Usually, this machine is designed to operate at a very specific, high-energy setting called the "Z-pole" (about 91 GeV). Think of this like a camera set to a specific zoom level to take the perfect portrait of a famous celebrity (the Z boson). Scientists know they will get millions of these perfect portraits.
But here's the problem:
While the "Z-pole" is great for studying heavy particles, it leaves a huge gap in our understanding of how particles behave at medium energies. It's like having a camera that can only take photos of giants (high energy) or tiny ants (low energy), but completely misses the people walking in between.
This paper argues that the FCC-ee shouldn't just stick to its main setting. It suggests two clever ways to fill in that "medium energy" gap to better understand QCD (Quantum Chromodynamics), which is the physics of how particles stick together to form matter.
The Two Strategies
The authors propose two "hacks" to get these missing medium-energy photos:
1. The "Flashlight" Trick (ISR/FSR Events)
Imagine you are taking a photo of a bright light bulb (the collision). Sometimes, the light bulb flickers or emits a stray beam of light (a photon) that shoots off to the side before the main explosion happens.
- The Physics: When an electron emits a hard photon (a flash of light) before colliding, it loses some energy. The collision that actually happens is therefore weaker and happens at a lower energy than the machine was set to.
- The Analogy: It's like two boxers stepping into the ring ready to fight at full strength, but one boxer suddenly gets distracted by a fly and throws a punch with only half their strength. The resulting fight is "medium intensity."

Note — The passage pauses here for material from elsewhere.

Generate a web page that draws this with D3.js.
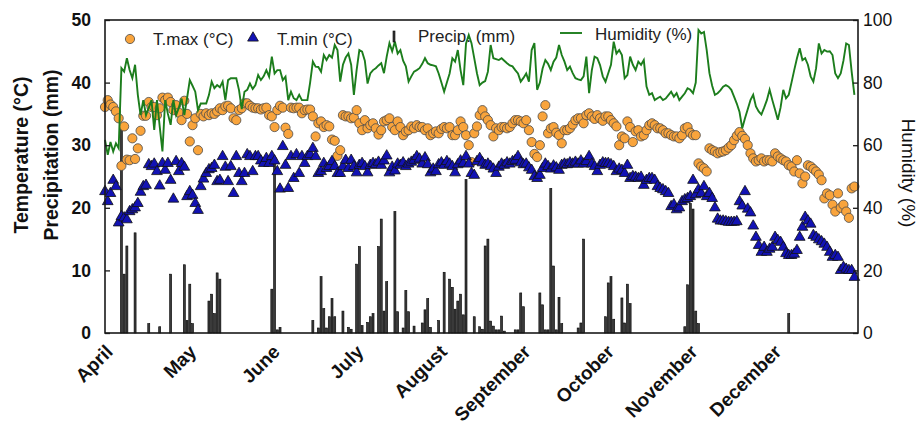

- The Plan: The FCC-ee will produce so many collisions (trillions!) that even if only a tiny fraction of them have this "flashlight" effect, we will still end up with billions of these medium-energy events. The paper shows that by filtering these out, we can study how particles behave at energies between 20 and 80 GeV.
2. The "Dedicated Detour" (Special Runs)
The second idea is simpler but requires a schedule change. Instead of running the machine at its maximum speed, they could intentionally slow it down for a short period.

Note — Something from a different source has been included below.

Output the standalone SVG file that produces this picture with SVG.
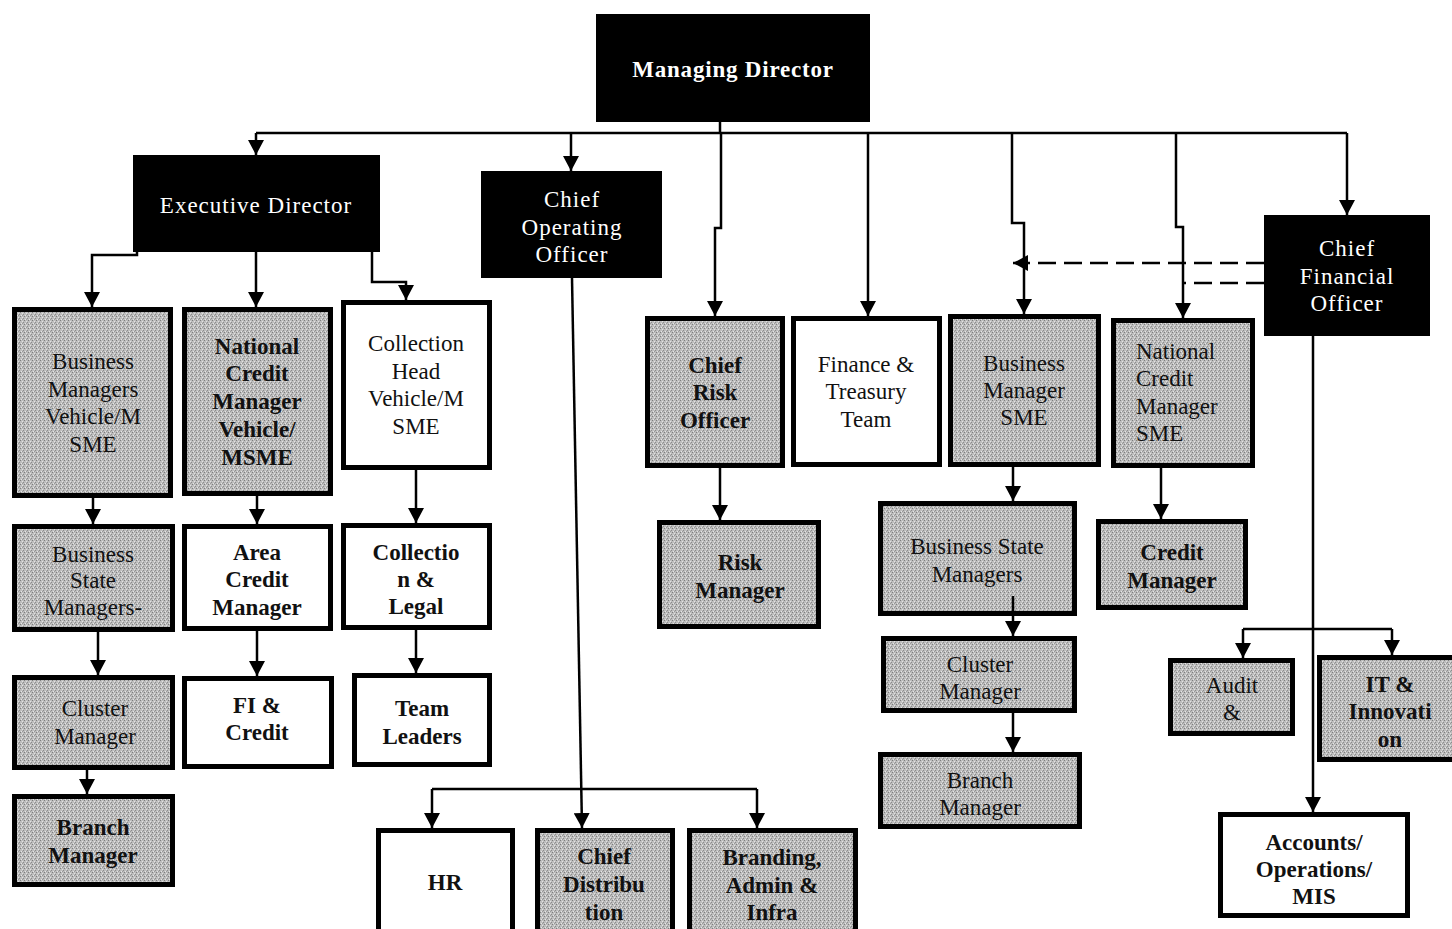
<svg xmlns="http://www.w3.org/2000/svg" width="1452" height="929" viewBox="0 0 1452 929">
<style>
text{font-family:"Liberation Serif","Times New Roman",serif;font-size:23px;fill:#111;text-anchor:middle}
.b{font-weight:bold}
.w{fill:#fff}
.dk{fill:#000;stroke:none}
.gr{fill:url(#dots);stroke:#000;stroke-width:5}
.wh{fill:#fff;stroke:#000;stroke-width:5}
.c{fill:none;stroke:#000;stroke-width:2.5}
.cd{fill:none;stroke:#000;stroke-width:2.5;stroke-dasharray:18 8}
</style>
<defs>
<pattern id="dots" width="4" height="4" patternUnits="userSpaceOnUse">
<rect width="4" height="4" fill="#bdbdbd"/>
<rect x="0" y="0" width="1" height="1" fill="#7e7e7e"/>
<rect x="2" y="1" width="1" height="1" fill="#e2e2e2"/>
<rect x="3" y="2" width="1" height="1" fill="#8c8c8c"/>
<rect x="1" y="3" width="1" height="1" fill="#e6e6e6"/>
<rect x="2" y="3" width="1" height="1" fill="#9a9a9a"/>
</pattern>
<marker id="ar" markerUnits="userSpaceOnUse" markerWidth="16" markerHeight="16" refX="15" refY="8" orient="auto">
<path d="M0,0 L15,8 L0,16 z" fill="#000"/>
</marker>
</defs>

<g id="md"><rect class="dk" x="596" y="14" width="274" height="108"/><text class="w b" x="733" y="77" font-size="21" letter-spacing="0.8">Managing Director</text></g>
<g id="ed"><rect class="dk" x="133" y="155" width="247" height="97"/><text class="w" x="256" y="213" font-size="21" letter-spacing="1">Executive Director</text></g>
<g id="coo"><rect class="dk" x="481" y="171" width="181" height="107"/><text class="w" font-size="21" letter-spacing="1"><tspan x="572" y="207">Chief</tspan><tspan x="572" y="235">Operating</tspan><tspan x="572" y="262">Officer</tspan></text></g>
<g id="cfo"><rect class="dk" x="1264" y="215" width="166" height="121"/><text class="w" font-size="21" letter-spacing="1"><tspan x="1347" y="256">Chief</tspan><tspan x="1347" y="284">Financial</tspan><tspan x="1347" y="311">Officer</tspan></text></g>

<g id="bmv"><rect class="gr" x="14.5" y="309.5" width="156" height="186"/><text><tspan x="93" y="369">Business</tspan><tspan x="93" y="397">Managers</tspan><tspan x="93" y="424">Vehicle/M</tspan><tspan x="93" y="452">SME</tspan></text></g>
<g id="ncmv"><rect class="gr" x="184.5" y="309.5" width="146" height="184"/><text class="b"><tspan x="257" y="354">National</tspan><tspan x="257" y="381">Credit</tspan><tspan x="257" y="409">Manager</tspan><tspan x="257" y="437">Vehicle/</tspan><tspan x="257" y="465">MSME</tspan></text></g>
<g id="chv"><rect class="wh" x="343.5" y="302.5" width="146" height="165"/><text><tspan x="416" y="351">Collection</tspan><tspan x="416" y="379">Head</tspan><tspan x="416" y="406">Vehicle/M</tspan><tspan x="416" y="434">SME</tspan></text></g>

<g id="bsm"><rect class="gr" x="14.5" y="526.5" width="158" height="103"/><text><tspan x="93" y="562">Business</tspan><tspan x="93" y="588">State</tspan><tspan x="93" y="615">Managers-</tspan></text></g>
<g id="acm"><rect class="wh" x="184.5" y="526.5" width="146" height="102"/><text class="b"><tspan x="257" y="560">Area</tspan><tspan x="257" y="587">Credit</tspan><tspan x="257" y="615">Manager</tspan></text></g>
<g id="cl"><rect class="wh" x="343.5" y="525.5" width="146" height="102"/><text class="b"><tspan x="416" y="560">Collectio</tspan><tspan x="416" y="587">n &amp;</tspan><tspan x="416" y="614">Legal</tspan></text></g>

<g id="cm"><rect class="gr" x="14.5" y="677.5" width="158" height="90"/><text><tspan x="95" y="716">Cluster</tspan><tspan x="95" y="744">Manager</tspan></text></g>
<g id="fi"><rect class="wh" x="184.5" y="678.5" width="147" height="88"/><text class="b"><tspan x="257" y="713">FI &amp;</tspan><tspan x="257" y="740">Credit</tspan></text></g>
<g id="tl"><rect class="wh" x="354.5" y="675.5" width="135" height="89"/><text class="b"><tspan x="422" y="716">Team</tspan><tspan x="422" y="744">Leaders</tspan></text></g>
<g id="brm"><rect class="gr" x="14.5" y="796.5" width="158" height="88"/><text class="b"><tspan x="93" y="835">Branch</tspan><tspan x="93" y="863">Manager</tspan></text></g>

<g id="hr"><rect class="wh" x="378.5" y="830.5" width="134" height="110"/><text class="b" x="445" y="890">HR</text></g>
<g id="cd"><rect class="gr" x="537.5" y="830.5" width="135" height="110"/><text class="b"><tspan x="604" y="864">Chief</tspan><tspan x="604" y="892">Distribu</tspan><tspan x="604" y="920">tion</tspan></text></g>
<g id="bai"><rect class="gr" x="689.5" y="830.5" width="166" height="110"/><text class="b"><tspan x="772" y="865">Branding,</tspan><tspan x="772" y="893">Admin &amp;</tspan><tspan x="772" y="920">Infra</tspan></text></g>

<g id="cro"><rect class="gr" x="647.5" y="318.5" width="135" height="147"/><text class="b"><tspan x="715" y="373">Chief</tspan><tspan x="715" y="400">Risk</tspan><tspan x="715" y="428">Officer</tspan></text></g>
<g id="ftt"><rect class="wh" x="793.5" y="318.5" width="146" height="146"/><text><tspan x="866" y="372">Finance &amp;</tspan><tspan x="866" y="399">Treasury</tspan><tspan x="866" y="427">Team</tspan></text></g>
<g id="bmsme"><rect class="gr" x="950.5" y="316.5" width="148" height="148"/><text><tspan x="1024" y="371">Business</tspan><tspan x="1024" y="398">Manager</tspan><tspan x="1024" y="425">SME</tspan></text></g>
<g id="ncmsme"><rect class="gr" x="1113.5" y="320.5" width="139" height="145"/><text style="text-anchor:start"><tspan x="1136" y="359">National</tspan><tspan x="1136" y="386">Credit</tspan><tspan x="1136" y="414">Manager</tspan><tspan x="1136" y="441">SME</tspan></text></g>

<g id="rm"><rect class="gr" x="659.5" y="522.5" width="159" height="104"/><text class="b"><tspan x="740" y="570">Risk</tspan><tspan x="740" y="598">Manager</tspan></text></g>
<g id="bsm2"><rect class="gr" x="880.5" y="503.5" width="194" height="110"/><text><tspan x="977" y="554">Business State</tspan><tspan x="977" y="582">Managers</tspan></text></g>
<g id="cm2"><rect class="gr" x="883.5" y="638.5" width="191" height="72"/><text><tspan x="980" y="672">Cluster</tspan><tspan x="980" y="699">Manager</tspan></text></g>
<g id="brm2"><rect class="gr" x="880.5" y="754.5" width="199" height="72"/><text><tspan x="980" y="788">Branch</tspan><tspan x="980" y="815">Manager</tspan></text></g>
<g id="crm"><rect class="gr" x="1098.5" y="521.5" width="147" height="86"/><text class="b"><tspan x="1172" y="560">Credit</tspan><tspan x="1172" y="588">Manager</tspan></text></g>
<g id="aud"><rect class="gr" x="1170.5" y="660.5" width="122" height="73"/><text><tspan x="1232" y="693">Audit</tspan><tspan x="1232" y="720">&amp;</tspan></text></g>
<g id="it"><rect class="gr" x="1319.5" y="657.5" width="140" height="102"/><text class="b"><tspan x="1390" y="692">IT &amp;</tspan><tspan x="1390" y="719">Innovati</tspan><tspan x="1390" y="747">on</tspan></text></g>
<g id="acc"><rect class="wh" x="1220.5" y="814.5" width="187" height="101"/><text class="b"><tspan x="1314" y="850">Accounts/</tspan><tspan x="1314" y="877">Operations/</tspan><tspan x="1314" y="904">MIS</tspan></text></g>

<g id="connectors">
<path class="c" d="M720,122 V133 M256,133 H1347"/>
<path class="c" d="M256,133 V155" marker-end="url(#ar)"/>
<path class="c" d="M571,133 V171" marker-end="url(#ar)"/>
<path class="c" d="M721,133 V228 H715 V316" marker-end="url(#ar)"/>
<path class="c" d="M868,133 V316" marker-end="url(#ar)"/>
<path class="c" d="M1012,133 V223 H1024 V314" marker-end="url(#ar)"/>
<path class="c" d="M1176,133 V227 H1183 V318" marker-end="url(#ar)"/>
<path class="c" d="M1347,133 V215" marker-end="url(#ar)"/>
<path class="cd" d="M1264,263 H1013" marker-end="url(#ar)"/>
<path class="cd" d="M1264,283 H1183"/>
<path class="c" d="M137,252 V255 H92 V307" marker-end="url(#ar)"/>
<path class="c" d="M256,252 V307" marker-end="url(#ar)"/>
<path class="c" d="M372,252 V282 H406 V300" marker-end="url(#ar)"/>
<path class="c" d="M93,498 V524" marker-end="url(#ar)"/>
<path class="c" d="M257,496 V524" marker-end="url(#ar)"/>
<path class="c" d="M416,470 V523" marker-end="url(#ar)"/>
<path class="c" d="M98,632 V675" marker-end="url(#ar)"/>
<path class="c" d="M257,631 V676" marker-end="url(#ar)"/>
<path class="c" d="M416,630 V673" marker-end="url(#ar)"/>
<path class="c" d="M87,770 V794" marker-end="url(#ar)"/>
<path class="c" d="M572,278 L582,828" marker-end="url(#ar)"/>
<path class="c" d="M432,789 H757"/>
<path class="c" d="M432,789 V828" marker-end="url(#ar)"/>
<path class="c" d="M757,789 V828" marker-end="url(#ar)"/>
<path class="c" d="M720,468 V520" marker-end="url(#ar)"/>
<path class="c" d="M1013,467 V501" marker-end="url(#ar)"/>
<path class="c" d="M1013,596 V636" marker-end="url(#ar)"/>
<path class="c" d="M1013,713 V752" marker-end="url(#ar)"/>
<path class="c" d="M1161,468 V519" stroke-width="4" marker-end="url(#ar)"/>
<path class="c" d="M1313,336 V812" marker-end="url(#ar)"/>
<path class="c" d="M1243,629 H1392"/>
<path class="c" d="M1243,629 V658" marker-end="url(#ar)"/>
<path class="c" d="M1392,629 V655" marker-end="url(#ar)"/>
</g>
</svg>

- The Physics: The machine is capable of running at lower energies (around 40 GeV and 60 GeV).
- The Analogy: Imagine a high-speed train that usually runs at 200 mph. For one month, the engineers decide to slow it down to 60 mph to study how the tracks behave at that specific speed.

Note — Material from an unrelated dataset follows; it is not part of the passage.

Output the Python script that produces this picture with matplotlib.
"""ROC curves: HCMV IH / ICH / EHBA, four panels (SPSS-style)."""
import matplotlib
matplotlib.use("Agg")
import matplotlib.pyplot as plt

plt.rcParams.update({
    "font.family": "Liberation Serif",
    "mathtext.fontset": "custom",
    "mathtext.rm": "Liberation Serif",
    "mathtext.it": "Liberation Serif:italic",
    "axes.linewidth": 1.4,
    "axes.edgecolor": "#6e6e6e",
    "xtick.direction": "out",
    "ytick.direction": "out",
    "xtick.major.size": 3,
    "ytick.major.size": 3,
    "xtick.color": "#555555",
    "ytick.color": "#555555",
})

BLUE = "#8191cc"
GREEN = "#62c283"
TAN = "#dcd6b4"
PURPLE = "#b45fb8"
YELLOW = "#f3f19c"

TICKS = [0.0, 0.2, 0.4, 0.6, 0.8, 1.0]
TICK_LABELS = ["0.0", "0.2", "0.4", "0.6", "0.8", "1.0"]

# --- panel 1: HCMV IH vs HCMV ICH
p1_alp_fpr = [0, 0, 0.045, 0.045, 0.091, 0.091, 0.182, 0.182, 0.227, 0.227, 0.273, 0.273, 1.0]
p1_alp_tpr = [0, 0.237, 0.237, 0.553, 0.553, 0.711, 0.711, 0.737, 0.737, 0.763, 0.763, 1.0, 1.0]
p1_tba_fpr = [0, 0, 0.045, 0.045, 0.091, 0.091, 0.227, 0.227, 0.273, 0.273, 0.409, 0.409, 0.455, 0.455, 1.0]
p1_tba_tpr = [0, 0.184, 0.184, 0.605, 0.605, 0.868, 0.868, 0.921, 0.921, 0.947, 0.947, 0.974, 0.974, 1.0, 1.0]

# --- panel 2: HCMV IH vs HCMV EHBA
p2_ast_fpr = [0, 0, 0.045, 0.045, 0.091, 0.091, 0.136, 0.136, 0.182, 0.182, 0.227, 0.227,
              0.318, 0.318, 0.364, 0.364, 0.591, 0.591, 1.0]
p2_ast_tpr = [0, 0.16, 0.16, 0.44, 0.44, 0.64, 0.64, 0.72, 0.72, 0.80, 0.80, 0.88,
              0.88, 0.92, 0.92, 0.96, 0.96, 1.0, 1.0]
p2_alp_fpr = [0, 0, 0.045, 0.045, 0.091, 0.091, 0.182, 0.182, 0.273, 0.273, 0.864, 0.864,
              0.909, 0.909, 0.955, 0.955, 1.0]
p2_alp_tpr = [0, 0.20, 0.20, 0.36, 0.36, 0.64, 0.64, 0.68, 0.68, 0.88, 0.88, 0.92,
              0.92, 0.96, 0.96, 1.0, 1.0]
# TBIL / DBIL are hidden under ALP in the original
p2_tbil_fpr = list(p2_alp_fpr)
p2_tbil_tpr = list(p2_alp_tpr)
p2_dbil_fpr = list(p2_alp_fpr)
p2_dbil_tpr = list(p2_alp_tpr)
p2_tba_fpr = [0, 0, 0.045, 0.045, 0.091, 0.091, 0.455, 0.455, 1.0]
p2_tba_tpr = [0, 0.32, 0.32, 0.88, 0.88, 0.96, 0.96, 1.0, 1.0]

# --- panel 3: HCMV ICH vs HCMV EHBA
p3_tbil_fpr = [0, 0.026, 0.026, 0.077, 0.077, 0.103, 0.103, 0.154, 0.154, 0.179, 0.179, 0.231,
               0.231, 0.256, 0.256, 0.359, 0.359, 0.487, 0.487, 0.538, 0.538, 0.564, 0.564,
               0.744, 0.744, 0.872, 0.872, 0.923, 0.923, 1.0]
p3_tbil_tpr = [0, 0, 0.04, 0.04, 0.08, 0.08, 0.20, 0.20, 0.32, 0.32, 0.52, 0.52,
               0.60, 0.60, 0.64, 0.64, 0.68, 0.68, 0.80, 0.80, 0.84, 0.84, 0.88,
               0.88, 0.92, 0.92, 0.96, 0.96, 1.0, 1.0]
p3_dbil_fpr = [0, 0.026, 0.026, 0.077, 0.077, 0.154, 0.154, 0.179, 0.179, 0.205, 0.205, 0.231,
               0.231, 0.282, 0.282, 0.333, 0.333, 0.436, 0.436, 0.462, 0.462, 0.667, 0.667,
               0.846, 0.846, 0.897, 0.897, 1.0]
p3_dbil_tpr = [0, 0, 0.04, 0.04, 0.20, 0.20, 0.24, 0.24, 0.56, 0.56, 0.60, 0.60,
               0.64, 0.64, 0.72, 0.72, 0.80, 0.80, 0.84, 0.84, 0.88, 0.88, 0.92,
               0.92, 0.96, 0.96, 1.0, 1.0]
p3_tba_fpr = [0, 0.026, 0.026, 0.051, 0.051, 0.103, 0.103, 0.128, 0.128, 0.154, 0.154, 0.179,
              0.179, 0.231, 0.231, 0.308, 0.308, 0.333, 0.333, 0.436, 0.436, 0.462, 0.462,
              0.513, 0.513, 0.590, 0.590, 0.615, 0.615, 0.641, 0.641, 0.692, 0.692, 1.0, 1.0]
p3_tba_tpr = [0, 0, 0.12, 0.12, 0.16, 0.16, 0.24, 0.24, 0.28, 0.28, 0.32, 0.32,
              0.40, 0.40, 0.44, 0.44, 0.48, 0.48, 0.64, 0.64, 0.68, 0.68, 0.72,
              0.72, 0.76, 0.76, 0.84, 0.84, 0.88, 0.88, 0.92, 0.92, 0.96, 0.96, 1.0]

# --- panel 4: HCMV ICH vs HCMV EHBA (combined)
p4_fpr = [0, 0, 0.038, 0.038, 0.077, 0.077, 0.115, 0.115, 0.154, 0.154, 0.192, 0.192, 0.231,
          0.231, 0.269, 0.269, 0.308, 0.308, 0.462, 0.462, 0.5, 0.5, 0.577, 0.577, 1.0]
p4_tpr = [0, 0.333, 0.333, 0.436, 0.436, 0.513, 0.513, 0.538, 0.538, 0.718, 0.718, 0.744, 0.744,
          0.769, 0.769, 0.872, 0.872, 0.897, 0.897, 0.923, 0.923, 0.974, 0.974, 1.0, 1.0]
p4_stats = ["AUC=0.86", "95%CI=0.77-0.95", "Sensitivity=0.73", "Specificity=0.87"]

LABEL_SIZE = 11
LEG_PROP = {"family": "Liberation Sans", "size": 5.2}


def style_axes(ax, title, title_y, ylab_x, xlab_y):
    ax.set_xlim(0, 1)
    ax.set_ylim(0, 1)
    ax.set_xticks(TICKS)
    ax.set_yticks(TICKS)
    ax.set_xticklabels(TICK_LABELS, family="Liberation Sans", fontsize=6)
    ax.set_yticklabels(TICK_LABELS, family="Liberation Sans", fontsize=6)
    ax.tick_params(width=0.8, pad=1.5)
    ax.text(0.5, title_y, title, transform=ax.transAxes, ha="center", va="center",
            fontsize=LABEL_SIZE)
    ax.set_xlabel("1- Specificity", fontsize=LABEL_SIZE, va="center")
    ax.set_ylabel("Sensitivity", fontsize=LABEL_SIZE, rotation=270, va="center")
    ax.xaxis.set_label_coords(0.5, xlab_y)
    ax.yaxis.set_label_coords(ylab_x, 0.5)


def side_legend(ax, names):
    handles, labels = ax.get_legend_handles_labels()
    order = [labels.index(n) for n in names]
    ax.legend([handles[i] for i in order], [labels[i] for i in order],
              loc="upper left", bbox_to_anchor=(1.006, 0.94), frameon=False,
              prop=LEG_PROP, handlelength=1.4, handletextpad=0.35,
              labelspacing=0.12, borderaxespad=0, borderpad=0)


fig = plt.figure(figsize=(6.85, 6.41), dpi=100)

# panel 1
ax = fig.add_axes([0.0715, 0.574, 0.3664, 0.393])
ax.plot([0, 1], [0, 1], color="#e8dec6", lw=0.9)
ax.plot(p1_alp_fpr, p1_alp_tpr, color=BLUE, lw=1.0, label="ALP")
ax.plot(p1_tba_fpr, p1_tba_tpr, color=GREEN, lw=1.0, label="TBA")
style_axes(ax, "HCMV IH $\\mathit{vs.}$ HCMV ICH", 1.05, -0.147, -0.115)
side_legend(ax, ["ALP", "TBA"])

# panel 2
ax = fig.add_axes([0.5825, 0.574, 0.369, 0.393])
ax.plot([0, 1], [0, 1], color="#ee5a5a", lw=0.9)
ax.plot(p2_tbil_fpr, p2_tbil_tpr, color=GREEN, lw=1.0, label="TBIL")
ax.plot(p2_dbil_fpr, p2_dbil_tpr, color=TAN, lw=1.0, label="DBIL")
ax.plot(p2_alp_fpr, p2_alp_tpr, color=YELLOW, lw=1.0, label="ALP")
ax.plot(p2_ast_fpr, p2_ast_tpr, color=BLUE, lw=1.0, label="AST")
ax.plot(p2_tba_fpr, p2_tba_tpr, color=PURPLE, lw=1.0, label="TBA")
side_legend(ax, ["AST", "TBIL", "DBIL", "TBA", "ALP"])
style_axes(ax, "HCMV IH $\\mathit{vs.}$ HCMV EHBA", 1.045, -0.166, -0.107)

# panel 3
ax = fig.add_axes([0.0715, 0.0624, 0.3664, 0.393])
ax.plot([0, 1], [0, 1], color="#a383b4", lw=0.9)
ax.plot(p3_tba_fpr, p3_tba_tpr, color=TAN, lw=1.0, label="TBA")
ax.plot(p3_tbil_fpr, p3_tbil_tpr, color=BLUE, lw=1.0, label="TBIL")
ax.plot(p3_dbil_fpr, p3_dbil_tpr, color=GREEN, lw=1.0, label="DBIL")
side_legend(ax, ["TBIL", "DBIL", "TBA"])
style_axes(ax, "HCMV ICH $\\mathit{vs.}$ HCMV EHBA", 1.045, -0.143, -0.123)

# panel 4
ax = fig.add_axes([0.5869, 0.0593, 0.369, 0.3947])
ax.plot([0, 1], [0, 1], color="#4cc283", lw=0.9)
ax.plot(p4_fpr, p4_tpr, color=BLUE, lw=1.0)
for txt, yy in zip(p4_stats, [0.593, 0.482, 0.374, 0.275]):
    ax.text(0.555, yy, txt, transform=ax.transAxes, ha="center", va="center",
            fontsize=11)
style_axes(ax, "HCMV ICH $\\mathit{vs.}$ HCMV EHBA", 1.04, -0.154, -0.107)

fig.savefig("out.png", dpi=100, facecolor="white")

- The Plan: The paper estimates that because the machine is so powerful, they only need to run at these lower speeds for about one month at each energy level to collect enough data to rival decades of past experiments.
Why Does This Matter? (The "Why Bother?")
Why do we care about these medium-energy collisions?
- The "Glue" Mystery: QCD is the theory of the "strong force," the glue that holds atomic nuclei together. At very high energies, we can calculate this glue using math. At very low energies, the glue gets messy and hard to calculate. The "medium" zone is the tricky middle ground where we need to understand how the "glue" turns into actual particles (like protons and pions).
- Calibrating the Machine: To understand the heavy particles (like the Higgs boson) that the FCC-ee will study later, we need to perfectly understand the "background noise" of how particles break apart. These medium-energy runs act as a calibration tool. It's like tuning a musical instrument before a concert; if you don't tune it at the medium notes, the high notes will sound off.
- Filling the History Books: Previous experiments (like LEP in the 90s) mostly focused on the high-energy "Z-pole." They didn't have enough data in this medium range. This new plan would give us 1,000 times more data than any previous experiment in this energy range, allowing us to see details we've never seen before.
The Bottom Line
This paper is a proposal saying: "Don't just look at the big picture. Let's also zoom in on the middle ground."
By using a clever trick with stray photons or by taking a short, dedicated detour to lower speeds, the FCC-ee can collect billions of new data points. This will help physicists finally solve the puzzle of how the "glue" of the universe works, making our understanding of the entire Standard Model of physics much sharper and more precise.